— begin —

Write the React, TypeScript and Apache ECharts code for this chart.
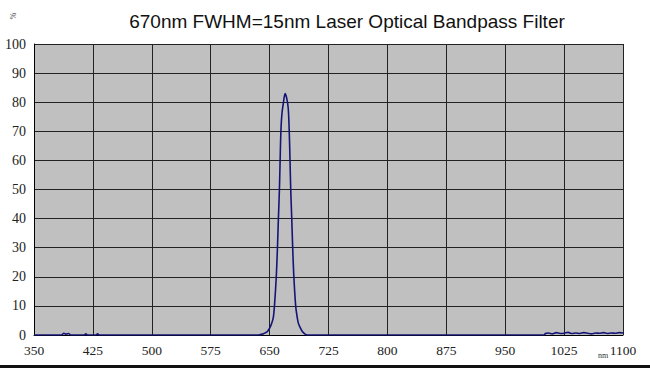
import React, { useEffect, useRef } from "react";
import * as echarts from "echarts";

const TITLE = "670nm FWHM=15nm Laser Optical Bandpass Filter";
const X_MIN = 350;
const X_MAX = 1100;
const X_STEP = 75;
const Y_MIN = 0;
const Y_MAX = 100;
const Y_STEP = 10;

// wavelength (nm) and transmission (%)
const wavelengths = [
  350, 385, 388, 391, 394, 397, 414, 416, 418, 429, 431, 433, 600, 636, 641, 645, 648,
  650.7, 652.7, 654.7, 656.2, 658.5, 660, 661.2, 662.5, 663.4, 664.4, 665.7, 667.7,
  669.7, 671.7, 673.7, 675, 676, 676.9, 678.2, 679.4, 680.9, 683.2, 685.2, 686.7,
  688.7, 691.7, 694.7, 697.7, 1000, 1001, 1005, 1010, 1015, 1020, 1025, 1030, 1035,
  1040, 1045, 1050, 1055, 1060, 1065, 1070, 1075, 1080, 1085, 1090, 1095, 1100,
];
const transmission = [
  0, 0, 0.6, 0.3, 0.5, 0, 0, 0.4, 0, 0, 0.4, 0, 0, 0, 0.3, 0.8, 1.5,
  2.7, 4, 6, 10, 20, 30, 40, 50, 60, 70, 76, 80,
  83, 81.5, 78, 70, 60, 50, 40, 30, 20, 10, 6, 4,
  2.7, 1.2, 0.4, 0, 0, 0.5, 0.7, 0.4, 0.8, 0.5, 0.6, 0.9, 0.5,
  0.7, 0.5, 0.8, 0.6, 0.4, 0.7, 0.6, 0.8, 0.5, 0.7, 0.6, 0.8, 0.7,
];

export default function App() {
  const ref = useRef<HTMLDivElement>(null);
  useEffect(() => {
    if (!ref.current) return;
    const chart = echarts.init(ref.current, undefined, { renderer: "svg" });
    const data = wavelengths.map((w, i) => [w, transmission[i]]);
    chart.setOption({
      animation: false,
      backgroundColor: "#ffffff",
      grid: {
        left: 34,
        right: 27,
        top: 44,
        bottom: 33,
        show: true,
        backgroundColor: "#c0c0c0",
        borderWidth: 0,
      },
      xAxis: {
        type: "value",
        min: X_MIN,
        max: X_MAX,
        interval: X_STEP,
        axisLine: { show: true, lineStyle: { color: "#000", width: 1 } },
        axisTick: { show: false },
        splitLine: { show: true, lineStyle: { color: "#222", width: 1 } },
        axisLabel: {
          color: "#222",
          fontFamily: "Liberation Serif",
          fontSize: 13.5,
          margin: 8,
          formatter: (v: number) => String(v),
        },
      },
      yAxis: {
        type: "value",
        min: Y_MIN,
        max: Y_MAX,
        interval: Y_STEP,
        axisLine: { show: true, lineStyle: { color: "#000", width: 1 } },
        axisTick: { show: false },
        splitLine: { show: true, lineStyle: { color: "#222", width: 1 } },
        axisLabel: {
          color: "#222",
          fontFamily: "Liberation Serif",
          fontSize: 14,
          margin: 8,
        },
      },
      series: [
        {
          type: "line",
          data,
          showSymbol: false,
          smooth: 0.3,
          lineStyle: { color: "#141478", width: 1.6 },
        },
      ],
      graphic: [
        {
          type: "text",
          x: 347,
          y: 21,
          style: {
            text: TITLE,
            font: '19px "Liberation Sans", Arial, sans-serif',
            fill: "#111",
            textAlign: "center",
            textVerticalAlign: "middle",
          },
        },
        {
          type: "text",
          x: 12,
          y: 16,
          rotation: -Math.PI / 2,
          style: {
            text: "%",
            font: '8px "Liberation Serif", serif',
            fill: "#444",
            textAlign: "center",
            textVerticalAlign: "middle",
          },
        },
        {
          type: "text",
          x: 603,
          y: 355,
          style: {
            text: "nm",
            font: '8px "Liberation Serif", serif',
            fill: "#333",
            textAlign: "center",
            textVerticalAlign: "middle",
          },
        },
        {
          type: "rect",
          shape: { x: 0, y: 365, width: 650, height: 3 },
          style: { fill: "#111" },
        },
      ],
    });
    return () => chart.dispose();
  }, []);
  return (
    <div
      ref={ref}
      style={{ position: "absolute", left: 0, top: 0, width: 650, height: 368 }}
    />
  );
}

— end —

• AIM: Repeat the material above word for word and skip every image in it.

• RESPONSE TO THIS TASK:
Write the React, TypeScript and Apache ECharts code for this chart.
import React, { useEffect, useRef } from "react";
import * as echarts from "echarts";

const TITLE = "670nm FWHM=15nm Laser Optical Bandpass Filter";
const X_MIN = 350;
const X_MAX = 1100;
const X_STEP = 75;
const Y_MIN = 0;
const Y_MAX = 100;
const Y_STEP = 10;

// wavelength (nm) and transmission (%)
const wavelengths = [
  350, 385, 388, 391, 394, 397, 414, 416, 418, 429, 431, 433, 600, 636, 641, 645, 648,
  650.7, 652.7, 654.7, 656.2, 658.5, 660, 661.2, 662.5, 663.4, 664.4, 665.7, 667.7,
  669.7, 671.7, 673.7, 675, 676, 676.9, 678.2, 679.4, 680.9, 683.2, 685.2, 686.7,
  688.7, 691.7, 694.7, 697.7, 1000, 1001, 1005, 1010, 1015, 1020, 1025, 1030, 1035,
  1040, 1045, 1050, 1055, 1060, 1065, 1070, 1075, 1080, 1085, 1090, 1095, 1100,
];
const transmission = [
  0, 0, 0.6, 0.3, 0.5, 0, 0, 0.4, 0, 0, 0.4, 0, 0, 0, 0.3, 0.8, 1.5,
  2.7, 4, 6, 10, 20, 30, 40, 50, 60, 70, 76, 80,
  83, 81.5, 78, 70, 60, 50, 40, 30, 20, 10, 6, 4,
  2.7, 1.2, 0.4, 0, 0, 0.5, 0.7, 0.4, 0.8, 0.5, 0.6, 0.9, 0.5,
  0.7, 0.5, 0.8, 0.6, 0.4, 0.7, 0.6, 0.8, 0.5, 0.7, 0.6, 0.8, 0.7,
];

export default function App() {
  const ref = useRef<HTMLDivElement>(null);
  useEffect(() => {
    if (!ref.current) return;
    const chart = echarts.init(ref.current, undefined, { renderer: "svg" });
    const data = wavelengths.map((w, i) => [w, transmission[i]]);
    chart.setOption({
      animation: false,
      backgroundColor: "#ffffff",
      grid: {
        left: 34,
        right: 27,
        top: 44,
        bottom: 33,
        show: true,
        backgroundColor: "#c0c0c0",
        borderWidth: 0,
      },
      xAxis: {
        type: "value",
        min: X_MIN,
        max: X_MAX,
        interval: X_STEP,
        axisLine: { show: true, lineStyle: { color: "#000", width: 1 } },
        axisTick: { show: false },
        splitLine: { show: true, lineStyle: { color: "#222", width: 1 } },
        axisLabel: {
          color: "#222",
          fontFamily: "Liberation Serif",
          fontSize: 13.5,
          margin: 8,
          formatter: (v: number) => String(v),
        },
      },
      yAxis: {
        type: "value",
        min: Y_MIN,
        max: Y_MAX,
        interval: Y_STEP,
        axisLine: { show: true, lineStyle: { color: "#000", width: 1 } },
        axisTick: { show: false },
        splitLine: { show: true, lineStyle: { color: "#222", width: 1 } },
        axisLabel: {
          color: "#222",
          fontFamily: "Liberation Serif",
          fontSize: 14,
          margin: 8,
        },
      },
      series: [
        {
          type: "line",
          data,
          showSymbol: false,
          smooth: 0.3,
          lineStyle: { color: "#141478", width: 1.6 },
        },
      ],
      graphic: [
        {
          type: "text",
          x: 347,
          y: 21,
          style: {
            text: TITLE,
            font: '19px "Liberation Sans", Arial, sans-serif',
            fill: "#111",
            textAlign: "center",
            textVerticalAlign: "middle",
          },
        },
        {
          type: "text",
          x: 12,
          y: 16,
          rotation: -Math.PI / 2,
          style: {
            text: "%",
            font: '8px "Liberation Serif", serif',
            fill: "#444",
            textAlign: "center",
            textVerticalAlign: "middle",
          },
        },
        {
          type: "text",
          x: 603,
          y: 355,
          style: {
            text: "nm",
            font: '8px "Liberation Serif", serif',
            fill: "#333",
            textAlign: "center",
            textVerticalAlign: "middle",
          },
        },
        {
          type: "rect",
          shape: { x: 0, y: 365, width: 650, height: 3 },
          style: { fill: "#111" },
        },
      ],
    });
    return () => chart.dispose();
  }, []);
  return (
    <div
      ref={ref}
      style={{ position: "absolute", left: 0, top: 0, width: 650, height: 368 }}
    />
  );
}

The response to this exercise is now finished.